The new helpline will aid Scottish organisations in their recovery from cyber-attacks.

In the face of rising cyber threats towards businesses and charities, the Scottish Business Resilience Centre (SBRC) has launched the UK’s first cyber incident response helpline for the SME community.

Launched in partnership with the Scottish Government and Police Scotland, the new initiative will help victims of cybercrime access advice and support to aid recovery.

Since Covid-19 restrictions came into force in March, many organisations have dealt with an increased dependence on technology to support both remote working and to take their businesses online.

SBRC said this rapid shift has placed unprecedented demands on their cyber defences and has resulted in a corresponding rise in cyber incidences for businesses, either through deliberate targeting by cybercriminals or accidental events with unintended consequences.

Jude McCorry, SBRC CEO, said: “Now more than ever, businesses need to ensure the security of their operations. Through webinars and other outreach programmes, we have worked hard to help organisations understand the importance of cybersecurity.

“This helpline is the next step towards ensuring businesses get the help they need to recover from cyber incidents with limited impact on their operations and customers. With our cadre of security experts and expertise across a range of industries, the SBRC is uniquely placed to help Scottish businesses understand, contain, and recover from cyber-attacks.”

The free helpline will help organisations confirm they have been the victim of an attack and, if so, provide expert guidance to get them back to secure operations.

Organisations that are concerned about security in general can also get in touch to confirm they have the right processes in place.

Mark Cunningham-Dickie, SBRC’s newly-appointed Cyber Incident and Response Manager, will manage the helpline and serve as callers’ first point of contact, filtering calls to other security experts as required.

He said: “There are many ways a business can experience a security incident, with different levels of complexity. Whether a cyber incident occurs through deliberate targeting or human error, the end result is the same: a disruptive effect on business operations.”

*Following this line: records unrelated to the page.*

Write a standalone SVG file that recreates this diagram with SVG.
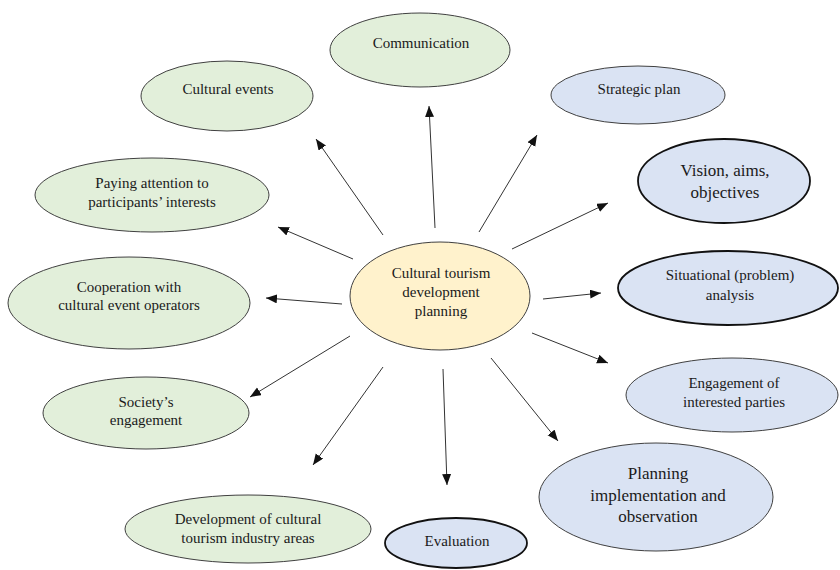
<svg xmlns="http://www.w3.org/2000/svg" width="840" height="570" viewBox="0 0 840 570">
<style>
text{font-family:Liberation Serif,Tinos,Noto Serif,DejaVu Serif,Times New Roman,Times,serif;font-size:15px;fill:#1a1a1a;text-anchor:middle}
.g{fill:#e2efda;stroke:#404040;stroke-width:1}
.b{fill:#dae3f3;stroke:#404040;stroke-width:1}
.bd{fill:#dae3f3;stroke:#111;stroke-width:1.8}
.y{fill:#fff2cc;stroke:#404040;stroke-width:1}
.big{font-size:17px}
#connectors line{stroke:#333;stroke-width:1;marker-end:url(#ah)}
</style>
<defs>
<marker id="ah" markerUnits="userSpaceOnUse" markerWidth="12" markerHeight="10" refX="11" refY="4.5" orient="auto">
<path d="M0,0 L11,4.5 L0,9 Z" fill="#111"/>
</marker>
</defs>
<rect width="840" height="570" fill="#fff"/>
<g id="connectors">
<line x1="435" y1="228" x2="429" y2="106"/>
<line x1="479" y1="232" x2="537" y2="135"/>
<line x1="512" y1="249" x2="608" y2="203"/>
<line x1="543" y1="299" x2="601" y2="293"/>
<line x1="532" y1="333" x2="608" y2="363"/>
<line x1="491" y1="358" x2="558" y2="441"/>
<line x1="443" y1="369" x2="447" y2="485"/>
<line x1="383" y1="367" x2="313" y2="465"/>
<line x1="350" y1="336" x2="250" y2="397"/>
<line x1="342" y1="304" x2="266" y2="298"/>
<line x1="353" y1="259" x2="278" y2="227"/>
<line x1="383" y1="235" x2="316" y2="139"/>
</g>
<g id="center">
<ellipse class="y" cx="440" cy="296" rx="90" ry="54"/>
<text x="441" y="278">Cultural tourism</text>
<text x="441" y="297">development</text>
<text x="441" y="316">planning</text>
</g>
<g id="communication">
<ellipse class="g" cx="420" cy="50" rx="90" ry="37"/>
<text x="421" y="48">Communication</text>
</g>
<g id="cultural-events">
<ellipse class="g" cx="227" cy="96" rx="86" ry="35"/>
<text x="228" y="94">Cultural events</text>
</g>
<g id="paying-attention">
<ellipse class="g" cx="152" cy="195" rx="117" ry="37"/>
<text x="152" y="188">Paying attention to</text>
<text x="152" y="207">participants’ interests</text>
</g>
<g id="cooperation">
<ellipse class="g" cx="129" cy="303" rx="121" ry="46"/>
<text x="129" y="292">Cooperation with</text>
<text x="129" y="310">cultural event operators</text>
</g>
<g id="society">
<ellipse class="g" cx="146" cy="413" rx="103" ry="36"/>
<text x="146" y="407">Society’s</text>
<text x="146" y="425">engagement</text>
</g>
<g id="development-areas">
<ellipse class="g" cx="248" cy="529" rx="123" ry="34"/>
<text x="248" y="524">Development of cultural</text>
<text x="248" y="543">tourism industry areas</text>
</g>
<g id="evaluation">
<ellipse class="bd" cx="456" cy="543" rx="71" ry="25"/>
<text x="457" y="546">Evaluation</text>
</g>
<g id="planning-implementation">
<ellipse class="b" cx="656" cy="497" rx="117" ry="54"/>
<text class="big" x="658" y="479">Planning</text>
<text class="big" x="658" y="501">implementation and</text>
<text class="big" x="658" y="522">observation</text>
</g>
<g id="engagement-parties">
<ellipse class="b" cx="732" cy="395" rx="106" ry="37"/>
<text x="734" y="388">Engagement of</text>
<text x="734" y="407">interested parties</text>
</g>
<g id="situational">
<ellipse class="bd" cx="728" cy="288" rx="110" ry="37"/>
<text x="730" y="280">Situational (problem)</text>
<text x="730" y="300">analysis</text>
</g>
<g id="vision">
<ellipse class="bd" cx="724" cy="181" rx="86" ry="42"/>
<text class="big" x="725" y="176">Vision, aims,</text>
<text class="big" x="725" y="198">objectives</text>
</g>
<g id="strategic-plan">
<ellipse class="b" cx="638" cy="95" rx="87" ry="29"/>
<text x="639" y="94">Strategic plan</text>
</g>
</svg>
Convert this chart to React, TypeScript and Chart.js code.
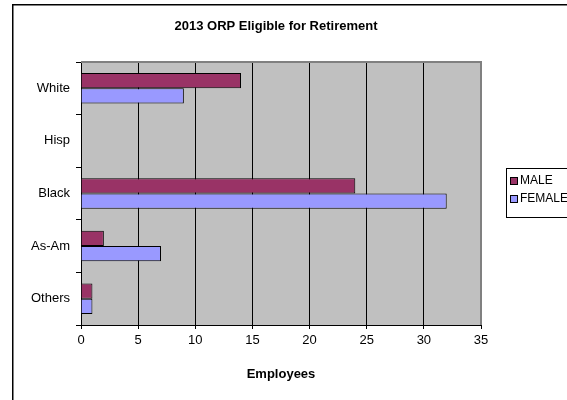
import React, { useEffect, useRef } from "react";
import { Chart, registerables } from "chart.js";

Chart.register(...registerables);

const categories = ["White", "Hisp", "Black", "As-Am", "Others"];
const maleValues = [14, 0, 24, 2, 1];
const femaleValues = [9, 0, 32, 7, 1];
const seriesNames = ["MALE", "FEMALE"];
const seriesColors = ["#993366", "#9999FF"];
const xTicks = { min: 0, max: 35, step: 5 };
const chartTitle = "2013 ORP Eligible for Retirement";
const xTitle = "Employees";

const FONT = "'Liberation Sans', Arial, sans-serif";

const decorPlugin = {
  id: "decor",
  beforeDraw(chart: any) {
    const { ctx, chartArea: a, width, height } = chart;
    ctx.save();
    ctx.fillStyle = "#ffffff";
    ctx.fillRect(0, 0, width, height);
    ctx.fillStyle = "#C0C0C0";
    ctx.fillRect(a.left, a.top, a.right - a.left, a.bottom - a.top);
    ctx.strokeStyle = "#000000";
    ctx.lineWidth = 1.5;
    ctx.beginPath();
    ctx.moveTo(12.75, height + 5);
    ctx.lineTo(12.75, 4.75);
    ctx.lineTo(width + 5, 4.75);
    ctx.stroke();
    ctx.restore();
  },
  beforeDatasetsDraw(chart: any) {
    const { ctx, chartArea: a } = chart;
    ctx.save();
    ctx.strokeStyle = "#808080";
    ctx.lineWidth = 2;
    ctx.beginPath();
    ctx.moveTo(a.left, a.top);
    ctx.lineTo(a.right, a.top);
    ctx.lineTo(a.right, a.bottom);
    ctx.stroke();
    ctx.restore();
  },
  afterDraw(chart: any) {
    const { ctx } = chart;
    ctx.save();
    ctx.fillStyle = "#000000";
    ctx.font = `bold 13px ${FONT}`;
    ctx.textAlign = "center";
    ctx.textBaseline = "middle";
    ctx.fillText(chartTitle, 276, 26);
    const lx = 506, ly = 168, lh = 49;
    ctx.strokeStyle = "#000000";
    ctx.lineWidth = 1;
    ctx.strokeRect(lx + 0.5, ly + 0.5, 100, lh);
    ctx.font = `12px ${FONT}`;
    ctx.textAlign = "left";
    chart.data.datasets.forEach((ds: any, i: number) => {
      const cy = ly + 13 + i * 18;
      ctx.fillStyle = ds.backgroundColor;
      ctx.fillRect(lx + 4.5, cy - 3.5, 7, 7);
      ctx.strokeStyle = "#000000";
      ctx.strokeRect(lx + 4.5, cy - 3.5, 7, 7);
      ctx.fillStyle = "#000000";
      ctx.fillText(ds.label, lx + 14, cy);
    });
    ctx.restore();
  },
};

export default function App() {
  const ref = useRef<HTMLCanvasElement | null>(null);
  useEffect(() => {
    if (!ref.current) return;
    const chart = new Chart(ref.current, {
      type: "bar",
      data: {
        labels: categories,
        datasets: [
          {
            label: seriesNames[0],
            data: maleValues,
            backgroundColor: seriesColors[0],
            borderColor: "#000000",
            borderWidth: 1,
          },
          {
            label: seriesNames[1],
            data: femaleValues,
            backgroundColor: seriesColors[1],
            borderColor: "#000000",
            borderWidth: 1,
          },
        ],
      },
      options: {
        indexAxis: "y",
        responsive: false,
        animation: false,
        layout: { padding: { top: 62, right: 86, left: 0, bottom: 0 } },
        datasets: { bar: { categoryPercentage: 0.58, barPercentage: 1 } },
        plugins: {
          legend: { display: false },
          title: { display: false },
          tooltip: { enabled: false },
        },
        scales: {
          x: {
            min: xTicks.min,
            max: xTicks.max,
            ticks: {
              stepSize: xTicks.step,
              color: "#000000",
              font: { family: FONT, size: 13 },
              padding: 4,
            },
            grid: { color: "#000000", lineWidth: 1, tickLength: 4 },
            border: { color: "#000000", width: 1 },
            title: {
              display: true,
              text: xTitle,
              color: "#000000",
              font: { family: FONT, size: 13, weight: "bold" },
              padding: { top: 0, bottom: 18 },
            },
            afterFit: (s: any) => {
              s.height = 75;
            },
          },
          y: {
            type: "category",
            ticks: {
              color: "#000000",
              font: { family: FONT, size: 13 },
              padding: 6,
            },
            grid: {
              drawOnChartArea: false,
              color: "#000000",
              tickLength: 5,
            },
            border: { color: "#000000", width: 1 },
            afterFit: (s: any) => {
              s.width = 81;
            },
          },
        },
      },
      plugins: [decorPlugin],
    });
    return () => chart.destroy();
  }, []);
  return (
    <div style={{ position: "fixed", left: 0, top: 0, width: 567, height: 400 }}>
      <canvas ref={ref} width={567} height={400} />
    </div>
  );
}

Commenting on the partnership, DCC Malcolm Graham added: “Scottish businesses are facing a myriad of challenges this year. We expect the number of cyber-attacks to continue to rise as criminals take advantage of businesses relying on technology.

“We are keen to do our part in ensuring Scottish businesses survive this pandemic. I urge anyone with even slight concerns about their organisation’s IT security to call the SBRC and if they think there is criminal activity to report the crime to Police Scotland.”